The former U.S. president stays in the news, racking up billable hours from a myriad of lawyers. Reed, a Black man from Louisiana, has tugged at the collective heart of New Yorkers since Richard Nixon was in office.

Or anyone who remembers basketball at all levels before it became a shooting gallery, when one got on ESPN "SportsCenter" -- then it was the late sports report on one's local channel -- for walking through the air rather than a game of H-O-R-S-E.

Few have played the American game better than the New York Knicks of the early 1970s. When "the magic world of Madison Square Garden" was filled for every home game and the late John Condon, the public address announcer, announced the running score after every made basket. With the Yankees in a dull period before George Steinbrenner signed Reggie Jackson for megabucks in free agency, the Knicks were the biggest show in town -- Tom Seaver and the Mets running a close second.

The Knicks have not filled the big house on Eighth Avenue with an NBA championship since Red Holzman coached Willis, Clyde, Dollar Bill, Earl the Pearl and someone who became famous as a coach, Phil Jackson, to titles in 1970 and 1973.

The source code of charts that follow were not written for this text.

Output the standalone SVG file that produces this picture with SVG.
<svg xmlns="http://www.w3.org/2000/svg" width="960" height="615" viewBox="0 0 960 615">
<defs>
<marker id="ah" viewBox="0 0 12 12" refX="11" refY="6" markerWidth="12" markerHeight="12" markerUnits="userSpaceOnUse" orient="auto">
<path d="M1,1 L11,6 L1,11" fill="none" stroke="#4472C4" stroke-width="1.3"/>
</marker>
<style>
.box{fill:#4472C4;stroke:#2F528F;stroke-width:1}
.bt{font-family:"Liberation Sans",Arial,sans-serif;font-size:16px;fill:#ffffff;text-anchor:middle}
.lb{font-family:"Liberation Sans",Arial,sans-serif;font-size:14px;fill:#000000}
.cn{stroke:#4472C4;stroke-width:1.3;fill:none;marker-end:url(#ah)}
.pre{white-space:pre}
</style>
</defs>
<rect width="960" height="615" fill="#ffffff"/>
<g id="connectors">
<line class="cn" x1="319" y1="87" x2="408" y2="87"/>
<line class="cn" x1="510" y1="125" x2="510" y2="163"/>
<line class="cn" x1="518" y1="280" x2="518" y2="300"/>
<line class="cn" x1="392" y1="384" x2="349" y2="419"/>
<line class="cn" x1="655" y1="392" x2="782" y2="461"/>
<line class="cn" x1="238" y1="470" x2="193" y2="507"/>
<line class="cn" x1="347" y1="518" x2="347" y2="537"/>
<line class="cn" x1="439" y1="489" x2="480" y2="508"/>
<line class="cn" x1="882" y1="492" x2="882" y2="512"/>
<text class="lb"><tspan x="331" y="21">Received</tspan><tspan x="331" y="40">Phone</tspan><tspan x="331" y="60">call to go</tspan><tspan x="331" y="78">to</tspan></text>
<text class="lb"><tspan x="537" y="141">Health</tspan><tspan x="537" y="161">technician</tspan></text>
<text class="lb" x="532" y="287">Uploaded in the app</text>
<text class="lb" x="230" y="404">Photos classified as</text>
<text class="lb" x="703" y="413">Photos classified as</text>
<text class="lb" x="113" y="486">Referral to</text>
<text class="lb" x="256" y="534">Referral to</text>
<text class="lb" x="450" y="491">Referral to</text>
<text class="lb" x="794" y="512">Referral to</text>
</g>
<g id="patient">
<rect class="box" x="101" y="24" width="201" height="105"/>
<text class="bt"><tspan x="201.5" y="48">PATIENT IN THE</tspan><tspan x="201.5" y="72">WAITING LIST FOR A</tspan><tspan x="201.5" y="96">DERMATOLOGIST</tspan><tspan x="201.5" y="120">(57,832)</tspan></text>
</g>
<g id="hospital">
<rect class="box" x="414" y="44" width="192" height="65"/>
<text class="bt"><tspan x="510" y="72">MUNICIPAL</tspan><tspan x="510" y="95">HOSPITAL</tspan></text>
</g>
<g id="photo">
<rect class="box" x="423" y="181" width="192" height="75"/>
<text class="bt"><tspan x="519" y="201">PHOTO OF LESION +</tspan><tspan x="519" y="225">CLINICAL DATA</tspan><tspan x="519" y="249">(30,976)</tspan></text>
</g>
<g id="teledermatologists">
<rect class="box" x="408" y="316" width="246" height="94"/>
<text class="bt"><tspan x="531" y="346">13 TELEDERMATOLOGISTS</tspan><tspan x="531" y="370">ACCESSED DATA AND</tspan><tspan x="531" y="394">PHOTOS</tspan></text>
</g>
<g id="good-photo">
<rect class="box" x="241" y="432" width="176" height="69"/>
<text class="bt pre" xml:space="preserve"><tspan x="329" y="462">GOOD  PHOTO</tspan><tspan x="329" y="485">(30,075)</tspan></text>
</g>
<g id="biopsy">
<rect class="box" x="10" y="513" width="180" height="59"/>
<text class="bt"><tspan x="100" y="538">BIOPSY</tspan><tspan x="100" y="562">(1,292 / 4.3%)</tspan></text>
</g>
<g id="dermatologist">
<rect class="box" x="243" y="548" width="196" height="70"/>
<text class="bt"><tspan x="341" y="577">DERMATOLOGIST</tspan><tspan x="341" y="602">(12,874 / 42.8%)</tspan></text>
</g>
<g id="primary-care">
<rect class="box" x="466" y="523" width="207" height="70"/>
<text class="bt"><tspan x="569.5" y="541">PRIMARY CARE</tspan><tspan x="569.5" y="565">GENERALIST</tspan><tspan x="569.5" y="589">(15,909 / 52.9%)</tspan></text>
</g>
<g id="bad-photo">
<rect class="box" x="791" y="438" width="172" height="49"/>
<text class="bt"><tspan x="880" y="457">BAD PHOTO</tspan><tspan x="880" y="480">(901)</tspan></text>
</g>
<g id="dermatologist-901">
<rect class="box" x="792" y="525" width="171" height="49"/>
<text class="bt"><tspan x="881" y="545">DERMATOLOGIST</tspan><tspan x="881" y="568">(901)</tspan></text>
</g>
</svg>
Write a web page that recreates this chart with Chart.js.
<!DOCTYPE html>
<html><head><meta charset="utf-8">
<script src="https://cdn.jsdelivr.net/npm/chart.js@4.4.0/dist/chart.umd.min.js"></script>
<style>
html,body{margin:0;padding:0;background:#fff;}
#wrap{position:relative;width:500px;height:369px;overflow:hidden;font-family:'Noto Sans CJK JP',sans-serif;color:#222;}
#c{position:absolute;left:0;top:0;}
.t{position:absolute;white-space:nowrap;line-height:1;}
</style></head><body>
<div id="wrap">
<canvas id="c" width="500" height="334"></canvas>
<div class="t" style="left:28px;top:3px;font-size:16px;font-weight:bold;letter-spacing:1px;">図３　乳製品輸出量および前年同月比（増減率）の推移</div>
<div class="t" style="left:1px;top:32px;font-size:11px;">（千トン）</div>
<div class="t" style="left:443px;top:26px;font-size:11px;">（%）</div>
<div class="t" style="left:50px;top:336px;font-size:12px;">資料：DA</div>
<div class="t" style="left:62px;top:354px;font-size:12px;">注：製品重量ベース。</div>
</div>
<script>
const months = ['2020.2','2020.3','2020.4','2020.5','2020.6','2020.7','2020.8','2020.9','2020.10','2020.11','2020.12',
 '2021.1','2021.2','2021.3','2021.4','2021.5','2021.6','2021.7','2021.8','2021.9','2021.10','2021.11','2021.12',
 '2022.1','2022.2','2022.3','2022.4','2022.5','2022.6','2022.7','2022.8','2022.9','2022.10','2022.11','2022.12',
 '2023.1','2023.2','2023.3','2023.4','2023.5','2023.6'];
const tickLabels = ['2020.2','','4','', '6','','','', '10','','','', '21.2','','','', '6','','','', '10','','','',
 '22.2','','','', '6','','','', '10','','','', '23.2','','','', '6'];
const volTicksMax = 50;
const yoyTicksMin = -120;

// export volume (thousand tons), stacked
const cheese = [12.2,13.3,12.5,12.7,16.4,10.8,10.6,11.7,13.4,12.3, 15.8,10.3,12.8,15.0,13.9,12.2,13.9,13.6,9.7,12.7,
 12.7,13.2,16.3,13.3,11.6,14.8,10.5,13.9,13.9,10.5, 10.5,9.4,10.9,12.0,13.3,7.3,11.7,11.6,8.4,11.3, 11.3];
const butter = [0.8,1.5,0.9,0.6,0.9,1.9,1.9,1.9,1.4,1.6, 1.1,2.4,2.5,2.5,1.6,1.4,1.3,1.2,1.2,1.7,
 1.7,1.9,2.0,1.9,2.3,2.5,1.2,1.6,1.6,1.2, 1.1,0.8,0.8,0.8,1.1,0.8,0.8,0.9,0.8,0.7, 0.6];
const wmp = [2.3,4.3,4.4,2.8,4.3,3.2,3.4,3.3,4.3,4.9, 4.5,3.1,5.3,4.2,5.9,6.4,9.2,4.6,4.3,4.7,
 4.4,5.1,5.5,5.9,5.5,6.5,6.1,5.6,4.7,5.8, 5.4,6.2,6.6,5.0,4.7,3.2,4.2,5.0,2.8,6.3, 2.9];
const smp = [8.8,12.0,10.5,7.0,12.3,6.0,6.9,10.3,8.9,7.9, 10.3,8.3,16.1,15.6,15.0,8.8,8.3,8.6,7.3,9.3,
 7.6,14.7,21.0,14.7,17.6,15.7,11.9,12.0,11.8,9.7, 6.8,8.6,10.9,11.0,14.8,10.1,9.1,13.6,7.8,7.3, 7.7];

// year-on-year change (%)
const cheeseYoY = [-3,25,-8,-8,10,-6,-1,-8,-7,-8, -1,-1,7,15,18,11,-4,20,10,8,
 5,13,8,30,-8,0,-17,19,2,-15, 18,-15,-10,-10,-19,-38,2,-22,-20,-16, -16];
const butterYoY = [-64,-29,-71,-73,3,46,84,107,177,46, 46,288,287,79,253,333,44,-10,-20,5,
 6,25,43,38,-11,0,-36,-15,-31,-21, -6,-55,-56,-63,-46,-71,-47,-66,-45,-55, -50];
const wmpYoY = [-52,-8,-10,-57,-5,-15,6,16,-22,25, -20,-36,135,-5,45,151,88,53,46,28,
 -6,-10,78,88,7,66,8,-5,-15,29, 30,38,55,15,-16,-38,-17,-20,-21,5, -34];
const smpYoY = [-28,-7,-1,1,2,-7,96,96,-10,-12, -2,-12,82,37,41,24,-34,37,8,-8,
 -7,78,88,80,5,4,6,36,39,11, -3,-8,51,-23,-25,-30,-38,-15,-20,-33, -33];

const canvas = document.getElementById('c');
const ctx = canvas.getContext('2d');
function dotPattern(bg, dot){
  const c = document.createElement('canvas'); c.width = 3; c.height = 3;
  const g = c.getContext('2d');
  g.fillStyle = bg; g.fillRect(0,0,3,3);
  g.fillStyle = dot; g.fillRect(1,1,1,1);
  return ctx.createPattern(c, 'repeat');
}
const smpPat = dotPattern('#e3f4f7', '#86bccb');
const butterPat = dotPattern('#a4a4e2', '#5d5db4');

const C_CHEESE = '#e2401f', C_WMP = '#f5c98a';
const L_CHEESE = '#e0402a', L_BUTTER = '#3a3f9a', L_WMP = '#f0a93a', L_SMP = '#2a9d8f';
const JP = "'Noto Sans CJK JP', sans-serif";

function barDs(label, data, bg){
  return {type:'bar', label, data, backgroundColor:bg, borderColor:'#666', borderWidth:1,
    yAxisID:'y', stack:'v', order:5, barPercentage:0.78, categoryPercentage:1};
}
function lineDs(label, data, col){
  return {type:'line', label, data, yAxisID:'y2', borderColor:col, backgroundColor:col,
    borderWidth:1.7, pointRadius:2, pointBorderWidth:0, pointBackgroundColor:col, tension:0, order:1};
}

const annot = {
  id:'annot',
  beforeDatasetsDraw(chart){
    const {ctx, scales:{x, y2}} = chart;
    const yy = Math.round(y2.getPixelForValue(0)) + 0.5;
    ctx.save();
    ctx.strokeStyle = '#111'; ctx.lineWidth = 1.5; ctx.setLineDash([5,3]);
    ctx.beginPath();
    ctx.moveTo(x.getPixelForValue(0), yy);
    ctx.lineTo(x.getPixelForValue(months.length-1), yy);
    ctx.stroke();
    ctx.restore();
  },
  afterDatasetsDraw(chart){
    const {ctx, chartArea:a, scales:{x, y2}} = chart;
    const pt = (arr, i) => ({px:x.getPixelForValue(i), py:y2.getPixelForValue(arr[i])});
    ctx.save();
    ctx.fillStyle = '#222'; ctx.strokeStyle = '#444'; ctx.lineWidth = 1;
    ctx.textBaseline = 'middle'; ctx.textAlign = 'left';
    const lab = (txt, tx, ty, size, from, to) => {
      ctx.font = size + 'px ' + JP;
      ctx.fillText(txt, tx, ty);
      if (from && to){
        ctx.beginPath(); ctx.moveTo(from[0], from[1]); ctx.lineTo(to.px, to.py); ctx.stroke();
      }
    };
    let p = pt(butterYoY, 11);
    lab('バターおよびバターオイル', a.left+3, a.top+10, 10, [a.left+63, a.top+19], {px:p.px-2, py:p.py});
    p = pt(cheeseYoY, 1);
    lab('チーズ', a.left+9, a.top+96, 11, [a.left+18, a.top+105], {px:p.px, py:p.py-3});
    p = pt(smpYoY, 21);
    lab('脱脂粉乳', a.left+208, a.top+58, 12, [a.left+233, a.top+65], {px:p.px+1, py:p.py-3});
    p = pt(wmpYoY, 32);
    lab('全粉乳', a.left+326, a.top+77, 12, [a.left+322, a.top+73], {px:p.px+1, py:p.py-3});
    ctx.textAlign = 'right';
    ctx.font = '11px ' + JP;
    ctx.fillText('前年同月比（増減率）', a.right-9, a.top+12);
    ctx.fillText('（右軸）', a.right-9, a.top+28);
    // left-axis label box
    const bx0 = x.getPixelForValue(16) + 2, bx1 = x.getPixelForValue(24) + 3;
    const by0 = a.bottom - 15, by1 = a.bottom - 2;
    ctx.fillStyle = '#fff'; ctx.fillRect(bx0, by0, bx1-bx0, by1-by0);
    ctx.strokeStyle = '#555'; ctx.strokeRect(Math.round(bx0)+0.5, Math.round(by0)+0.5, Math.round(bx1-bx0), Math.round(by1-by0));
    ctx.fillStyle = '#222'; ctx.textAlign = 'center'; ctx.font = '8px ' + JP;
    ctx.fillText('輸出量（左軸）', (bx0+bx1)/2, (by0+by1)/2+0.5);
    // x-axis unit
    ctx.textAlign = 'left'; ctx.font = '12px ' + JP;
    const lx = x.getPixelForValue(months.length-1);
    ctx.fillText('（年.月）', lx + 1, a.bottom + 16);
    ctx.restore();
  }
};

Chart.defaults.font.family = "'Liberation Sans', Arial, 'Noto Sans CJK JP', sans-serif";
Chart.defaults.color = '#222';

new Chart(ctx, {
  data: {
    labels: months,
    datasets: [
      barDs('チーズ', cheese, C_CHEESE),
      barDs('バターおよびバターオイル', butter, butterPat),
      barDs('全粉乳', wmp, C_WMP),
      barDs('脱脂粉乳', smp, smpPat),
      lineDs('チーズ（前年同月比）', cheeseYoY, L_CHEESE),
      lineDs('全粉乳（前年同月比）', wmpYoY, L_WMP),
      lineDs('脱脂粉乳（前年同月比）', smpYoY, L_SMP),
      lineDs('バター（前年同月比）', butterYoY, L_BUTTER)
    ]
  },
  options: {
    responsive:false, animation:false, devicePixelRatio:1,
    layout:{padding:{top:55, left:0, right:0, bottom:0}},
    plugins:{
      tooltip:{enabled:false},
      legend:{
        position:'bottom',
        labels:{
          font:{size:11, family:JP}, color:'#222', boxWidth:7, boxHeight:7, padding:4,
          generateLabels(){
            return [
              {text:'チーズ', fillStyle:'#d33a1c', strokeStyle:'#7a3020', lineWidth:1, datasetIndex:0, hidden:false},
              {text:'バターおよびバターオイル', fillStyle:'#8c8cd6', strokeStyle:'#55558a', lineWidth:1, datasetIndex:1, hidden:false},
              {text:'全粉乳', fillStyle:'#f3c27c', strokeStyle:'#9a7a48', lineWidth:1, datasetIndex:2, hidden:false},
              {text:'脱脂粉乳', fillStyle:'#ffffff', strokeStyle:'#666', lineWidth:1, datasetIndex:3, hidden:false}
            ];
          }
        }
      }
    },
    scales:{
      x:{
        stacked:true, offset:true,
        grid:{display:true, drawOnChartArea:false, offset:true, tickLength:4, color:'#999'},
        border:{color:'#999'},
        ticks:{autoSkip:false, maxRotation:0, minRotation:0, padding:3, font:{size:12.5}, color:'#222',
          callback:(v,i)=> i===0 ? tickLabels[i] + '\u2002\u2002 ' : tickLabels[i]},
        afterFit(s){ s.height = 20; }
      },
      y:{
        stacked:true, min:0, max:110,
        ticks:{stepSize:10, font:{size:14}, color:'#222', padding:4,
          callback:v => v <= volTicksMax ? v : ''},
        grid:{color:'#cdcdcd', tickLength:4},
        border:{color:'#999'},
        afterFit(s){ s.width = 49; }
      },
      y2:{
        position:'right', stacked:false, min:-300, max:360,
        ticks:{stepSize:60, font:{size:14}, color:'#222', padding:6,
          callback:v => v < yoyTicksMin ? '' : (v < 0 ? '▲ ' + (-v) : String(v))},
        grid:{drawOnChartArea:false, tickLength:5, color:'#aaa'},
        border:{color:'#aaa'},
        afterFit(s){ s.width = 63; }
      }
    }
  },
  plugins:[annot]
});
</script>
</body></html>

The latter season featured Reed, the Knicks' captain, the most famous Grambling State athlete to play in the city of Babe Ruth. Joe DiMaggio and Derek Jeter, near the end of the line but still butting heads with L.A. Lakers contemporary Wilt Chamberlain. Both men played on two championship seasons (Wilt with Philadelphia in 1967 and the Lakers, of a record 33 straight victories, in 1972) but one can think of 20,000 other reasons besides basketball for which Wilton Norman Chamberlain is remembered. And being a great teammate is rarely included.

In the spring of 1970, when Nixon ordered U.S. troops to repulse Cambodia -- all in the name of ending the Vietnam War -- and four college students were gunned down on the Kent State campus, the Knicks gave New Yorkers one thrill after another to start a decade that then-President Ford, according to Gotham's tabloids, would command the city to "drop dead."

The month that inspired rocker Neil Young to write of "four dead in Ohio" included four Knicks victories over the Lakers that made New York teams world champions in three sports simultaneously, following Joe Namath's Jets and the Amazin' Mets.

All looked lost when Reed went down with an injury, forcing him to miss Game Six in Los Angeles, which the Lakers won to send it back to the Big Apple for the Friday-night clincher.

It was touch and go all day on May 8 whether Reed would play Game 7 in the biggest sports day in New York until two warriors, Muhammad Ali and Joe Frazier, touched gloves inside Madison Square Garden 10 months later.

Chris Schenkel and Jack Twyman were courtside at MSG, above Penn Station, when a noise in the crowd was detected. Twyman, an ex-NBA player whose friendship with fallen teammate Maurice Stokes is an especially ennobling moment in American sports history, then had his signature moment on camera. "I think we see Willis coming out," he exclaimed.

A triple-double by the captain may not have carried the weight of the game's first two baskets, made by Reed. Walt Frazier, by then the team's best player, took it from there and almost every Knick down to trainer Danny Whelan contributed. But it is Reed who planted the flag on the beachhead that night when the Knicks became world champions.

New York loved Reed like it came to appreciate Mickey Mantle and every athletic icon that ever played in that city. No. 19 of the Knicks lived until 80, passing away Tuesday and making the front page of newspapers along with a former president facing possible indictment. Think LeBron James -- much less Kyrie Irving -- can expect that treatment if he lives that long?